Robin Thicke is having a “rough” couple of weeks. In this latest leg of the #getpaulaback campaign, blue-eyed soul crooner du jour Robin Thicke took to the BET Awards stage and sang another song about Paula Patton. During the performance, Robin looked…sad. He was weirdly tan, was showing off a buzz cut, and seemed puffy as Dwyane Wade’s jowls as he sat before the piano, giving the acoustic performance such heartbreak demands. Thicke’s performance came on the heels of the release of the lead single, “Get Her Back,” off of his latest release, Paula. What’s worse, showing that they learned nothing from the #AskRKelly debacle, Thicke’s team arranged an #AskThicke Twitter session that was immediately taken over by folks asking some rather humorous questions about the finer points of stalking one’s estranged wife. And that’s not it. Nick Cannon recently added insult by spitting a couple of wack bars reminding Thicke of the seemingly obvious: that he really, really screwed up and that all of this is his fault.

The release of the “Get Her Back” video in particular set off a swarm of “think pieces” about stalking and stuff. And you know what? I don’t really understand it. I don’t quite comprehend how Robin Thicke became the touchstone, the final straw that caused folks on the internet to start taking issue with a certain kind of behavior that is age-old in both pop music and real life. Robin Thicke has followed the blueprint of a particular subgenre of pop songs to get his estranged wife back, and we’re suddenly all freaked out? Seriously? Pop culture is littered with songs and music videos, movies, subplots to sitcoms, and other detritus that follow this same formula: Boy meet girl…boy gets girl…boy loses girl…boy more or less stalks girl until she takes him back. Is this not the theme of Police’s “Every Breath You Take”? Is this not the driving force behind Bob Marley’s “Waiting in Vain”? Is “if you ain’t stalking, you ain’t trying” not some tenet of heterosexual, monogamous pursuit? After all, this “let me harass this woman until she gives me a shot” steez is often used in the initial pursuit of women in particular. I mean, we love to talk about the black love as embodied by the Obamas and we straight up regard the fact that he kept asking her out after she refused numerous times as cute, right? Why didn’t we draw the line at Maroon 5’s Songs about Jane or even before?

Granted, we are all working under the assumptions that his efforts aren’t welcome by Paula Patton.
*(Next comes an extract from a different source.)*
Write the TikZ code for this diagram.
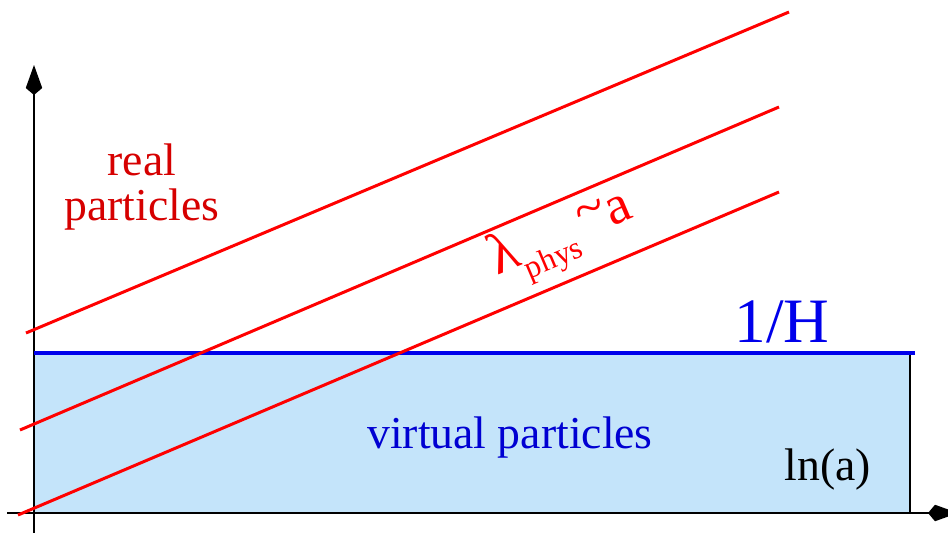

That said, these efforts are beyond the full-court press, and we must wonder if Thicke would be better served by hollering at Dr. Jason Seaver before he sends Paula another text. But I think it’s sort of ridiculous for this moment to be the tipping point for the internet masses to get all upset about stalking and harassment. Why is Thicke the fall guy? Is it because folks are still upset about the tone of “Blurred Lines”? That he sued Marvin Gaye’s family? That’s he’s the captain of team Doing Too Much? Or is it just his time to get picked on? I think that’s it. After all, if we really cared about harassment and such, we’d give much more attention to how the incredibly long history and culture of heteronormative and monogamous relationships engenders this kind of sad and somewhat scary behavior. But as our favorite playlists and movies suggest, that’s not really what this is about. It’s actually something much sillier and asinine. Perhaps we should be giving Thicke a shout out for providing such a nice smokescreen.